From a total of 2,511 water samples taken from across the province, the commission determined that six per cent of private wells showed contamination above acceptable guidelines, and another 11 per cent at the high end of the scale.

The chairman of the commission, Armand DesRoches, noted that the province has been repeatedly warned about the problem for more than 10 years.

In the report, the former chief justice of the P.E.I. Supreme Court cited a passage from a 2007 report prepared by the Environmental Advisory Council.

“If government waits another 10 years, no amount of funding will fix the problem; it will be too late.”

The five-member commission recommended creation of a public database on the Internet to provide information on nitrate levels in wells in each watershed.

As well, the commission called for upgraded municipal sewage systems and a mandatory, province-wide order that would force farmers to rotate their crops at least once every three years.

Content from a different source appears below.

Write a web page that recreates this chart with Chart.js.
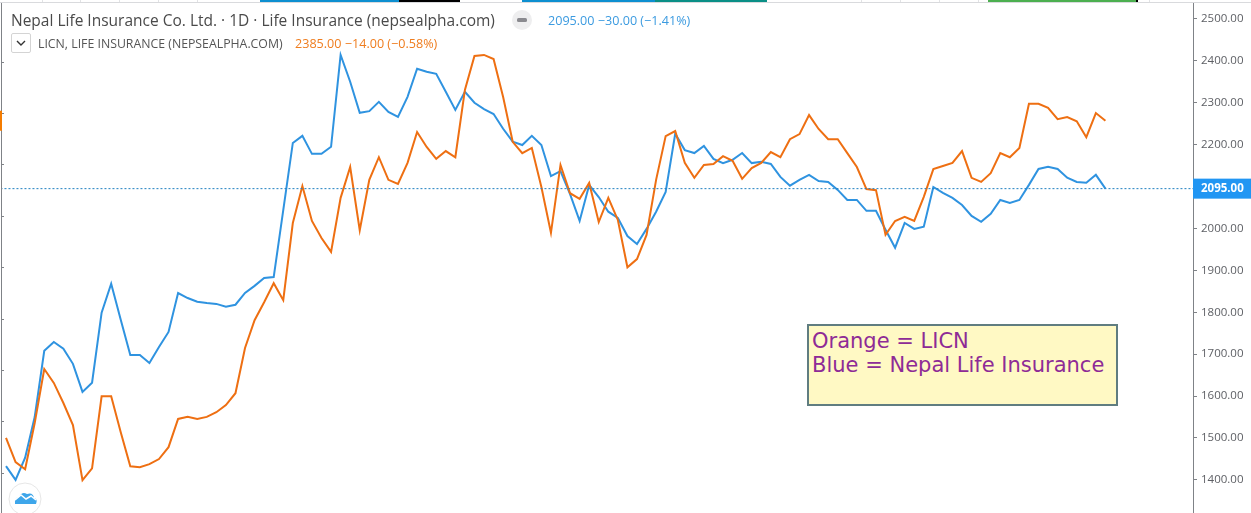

Other recommendations included encouraging the government to:

  • Provide financial incentives to get producers to adopt a nutrient management program.
  • Make a nutrient management program mandatory in high nitrate areas.
  • Offer new programs to encourage the removal of agricultural land from potato production in a way that does not harm producers.
  • Ban the application of manure and other organic matter when there is no active plant growth to take up nutrients.
  • Increase financial incentives for manure storage facilities.
  • Continue to support organic farming and new high-value crops that require less fertilizer.